Task goal: Your job is to return the lines between the line holding "Recreate this image" and the line holding "from matplotlib.lines import Line2D", inclusive, exactly and with no pictures.

Data:
· · · ·
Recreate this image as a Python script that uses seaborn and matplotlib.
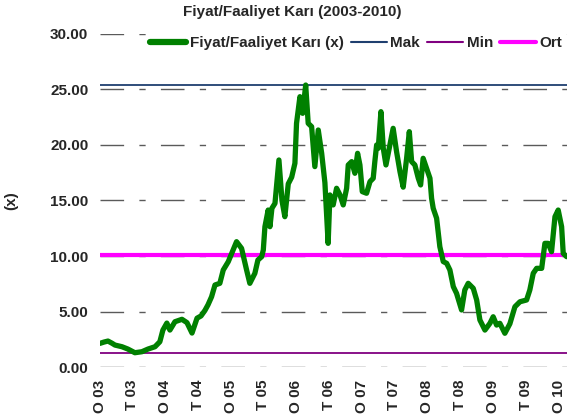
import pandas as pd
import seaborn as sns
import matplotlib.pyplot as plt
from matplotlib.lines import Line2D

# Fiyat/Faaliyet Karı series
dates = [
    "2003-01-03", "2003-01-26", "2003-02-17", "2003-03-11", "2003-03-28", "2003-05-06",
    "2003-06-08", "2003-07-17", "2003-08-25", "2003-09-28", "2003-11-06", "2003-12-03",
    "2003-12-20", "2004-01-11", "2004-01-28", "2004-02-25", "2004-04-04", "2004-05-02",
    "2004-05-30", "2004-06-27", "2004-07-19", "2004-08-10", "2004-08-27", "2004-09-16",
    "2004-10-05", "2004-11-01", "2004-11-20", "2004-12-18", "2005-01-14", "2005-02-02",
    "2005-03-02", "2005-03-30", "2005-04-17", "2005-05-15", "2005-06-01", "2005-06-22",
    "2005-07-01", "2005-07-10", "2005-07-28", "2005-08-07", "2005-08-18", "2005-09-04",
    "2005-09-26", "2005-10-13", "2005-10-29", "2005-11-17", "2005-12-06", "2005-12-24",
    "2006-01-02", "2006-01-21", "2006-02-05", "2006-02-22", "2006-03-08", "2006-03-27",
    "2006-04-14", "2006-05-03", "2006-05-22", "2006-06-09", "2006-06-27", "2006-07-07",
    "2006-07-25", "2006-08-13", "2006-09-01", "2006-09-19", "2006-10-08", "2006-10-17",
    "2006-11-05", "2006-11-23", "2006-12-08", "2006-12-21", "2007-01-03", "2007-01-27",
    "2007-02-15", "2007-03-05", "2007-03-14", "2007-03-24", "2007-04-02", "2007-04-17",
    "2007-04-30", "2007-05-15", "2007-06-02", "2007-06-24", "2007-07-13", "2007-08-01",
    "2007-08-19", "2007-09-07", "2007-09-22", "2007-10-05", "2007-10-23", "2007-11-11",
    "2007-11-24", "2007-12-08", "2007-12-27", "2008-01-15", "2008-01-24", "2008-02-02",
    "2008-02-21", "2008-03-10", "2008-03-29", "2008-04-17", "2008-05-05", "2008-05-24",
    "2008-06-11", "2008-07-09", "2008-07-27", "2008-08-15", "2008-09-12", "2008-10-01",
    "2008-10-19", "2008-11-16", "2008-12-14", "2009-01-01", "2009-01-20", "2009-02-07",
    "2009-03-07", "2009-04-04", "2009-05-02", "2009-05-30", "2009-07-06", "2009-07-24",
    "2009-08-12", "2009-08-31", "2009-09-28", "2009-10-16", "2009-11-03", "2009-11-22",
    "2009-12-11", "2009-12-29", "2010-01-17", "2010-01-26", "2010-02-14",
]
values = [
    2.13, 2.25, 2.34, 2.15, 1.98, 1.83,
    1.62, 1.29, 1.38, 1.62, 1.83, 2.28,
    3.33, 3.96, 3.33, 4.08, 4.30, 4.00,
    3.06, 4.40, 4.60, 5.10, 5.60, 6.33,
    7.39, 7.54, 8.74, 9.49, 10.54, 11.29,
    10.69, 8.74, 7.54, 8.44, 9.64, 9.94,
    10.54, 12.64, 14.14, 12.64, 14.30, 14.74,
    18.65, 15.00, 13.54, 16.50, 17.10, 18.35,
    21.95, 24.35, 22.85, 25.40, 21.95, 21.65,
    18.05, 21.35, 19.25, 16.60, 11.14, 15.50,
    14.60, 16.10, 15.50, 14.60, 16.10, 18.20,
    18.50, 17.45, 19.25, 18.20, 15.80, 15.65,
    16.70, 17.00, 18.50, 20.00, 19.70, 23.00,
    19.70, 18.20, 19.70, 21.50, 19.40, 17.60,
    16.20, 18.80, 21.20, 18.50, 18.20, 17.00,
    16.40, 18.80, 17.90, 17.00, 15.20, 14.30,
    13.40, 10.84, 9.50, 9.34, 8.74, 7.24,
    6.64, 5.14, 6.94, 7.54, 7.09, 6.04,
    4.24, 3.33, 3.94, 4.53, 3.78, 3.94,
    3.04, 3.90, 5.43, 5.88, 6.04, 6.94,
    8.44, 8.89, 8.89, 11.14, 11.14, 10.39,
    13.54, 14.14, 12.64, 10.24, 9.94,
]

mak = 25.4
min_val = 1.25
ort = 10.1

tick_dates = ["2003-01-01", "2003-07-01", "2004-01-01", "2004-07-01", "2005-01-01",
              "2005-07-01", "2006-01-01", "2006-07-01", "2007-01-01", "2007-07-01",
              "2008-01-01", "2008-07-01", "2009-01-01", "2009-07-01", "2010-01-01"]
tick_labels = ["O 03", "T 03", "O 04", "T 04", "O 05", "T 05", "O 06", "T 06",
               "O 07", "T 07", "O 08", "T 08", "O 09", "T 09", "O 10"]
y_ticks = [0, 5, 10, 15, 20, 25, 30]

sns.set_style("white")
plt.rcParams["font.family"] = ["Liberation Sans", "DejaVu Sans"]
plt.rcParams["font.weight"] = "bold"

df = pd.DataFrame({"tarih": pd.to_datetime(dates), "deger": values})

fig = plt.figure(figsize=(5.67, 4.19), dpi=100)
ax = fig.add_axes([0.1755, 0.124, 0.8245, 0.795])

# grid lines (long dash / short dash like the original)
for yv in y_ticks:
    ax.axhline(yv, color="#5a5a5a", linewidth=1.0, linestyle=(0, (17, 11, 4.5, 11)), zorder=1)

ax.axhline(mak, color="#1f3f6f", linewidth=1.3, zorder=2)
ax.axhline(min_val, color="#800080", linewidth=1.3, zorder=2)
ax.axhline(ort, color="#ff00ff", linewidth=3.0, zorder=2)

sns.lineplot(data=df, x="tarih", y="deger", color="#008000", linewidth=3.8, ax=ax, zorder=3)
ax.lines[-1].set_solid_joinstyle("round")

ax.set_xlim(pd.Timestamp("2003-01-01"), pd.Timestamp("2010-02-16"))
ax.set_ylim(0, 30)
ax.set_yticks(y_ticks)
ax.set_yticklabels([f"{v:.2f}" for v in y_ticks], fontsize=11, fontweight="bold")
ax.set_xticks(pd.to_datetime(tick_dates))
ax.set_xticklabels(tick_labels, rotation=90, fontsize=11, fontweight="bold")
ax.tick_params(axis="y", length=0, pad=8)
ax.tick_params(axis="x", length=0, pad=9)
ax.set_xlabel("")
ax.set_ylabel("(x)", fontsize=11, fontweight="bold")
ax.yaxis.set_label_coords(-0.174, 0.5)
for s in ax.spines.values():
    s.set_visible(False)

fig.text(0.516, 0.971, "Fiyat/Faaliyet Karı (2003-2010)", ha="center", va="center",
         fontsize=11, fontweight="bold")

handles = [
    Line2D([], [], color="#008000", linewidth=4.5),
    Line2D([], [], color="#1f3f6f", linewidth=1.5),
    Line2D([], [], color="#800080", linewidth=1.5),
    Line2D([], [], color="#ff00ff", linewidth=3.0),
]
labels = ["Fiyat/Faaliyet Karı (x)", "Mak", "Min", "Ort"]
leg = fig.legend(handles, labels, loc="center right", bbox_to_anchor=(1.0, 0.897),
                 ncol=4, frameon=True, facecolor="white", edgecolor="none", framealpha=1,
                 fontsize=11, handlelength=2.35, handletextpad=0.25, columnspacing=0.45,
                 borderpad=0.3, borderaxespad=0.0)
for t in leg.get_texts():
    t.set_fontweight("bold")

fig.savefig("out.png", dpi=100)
· · · ·
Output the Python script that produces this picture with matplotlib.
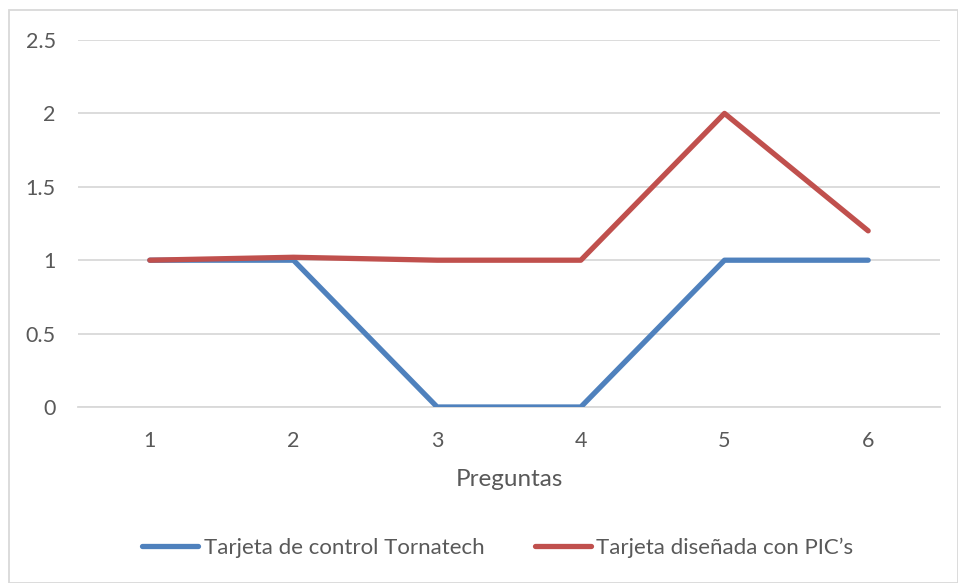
· · · ·
Solution to this exercise:
Recreate this image as a Python script that uses seaborn and matplotlib.
import pandas as pd
import seaborn as sns
import matplotlib.pyplot as plt
from matplotlib.lines import Line2D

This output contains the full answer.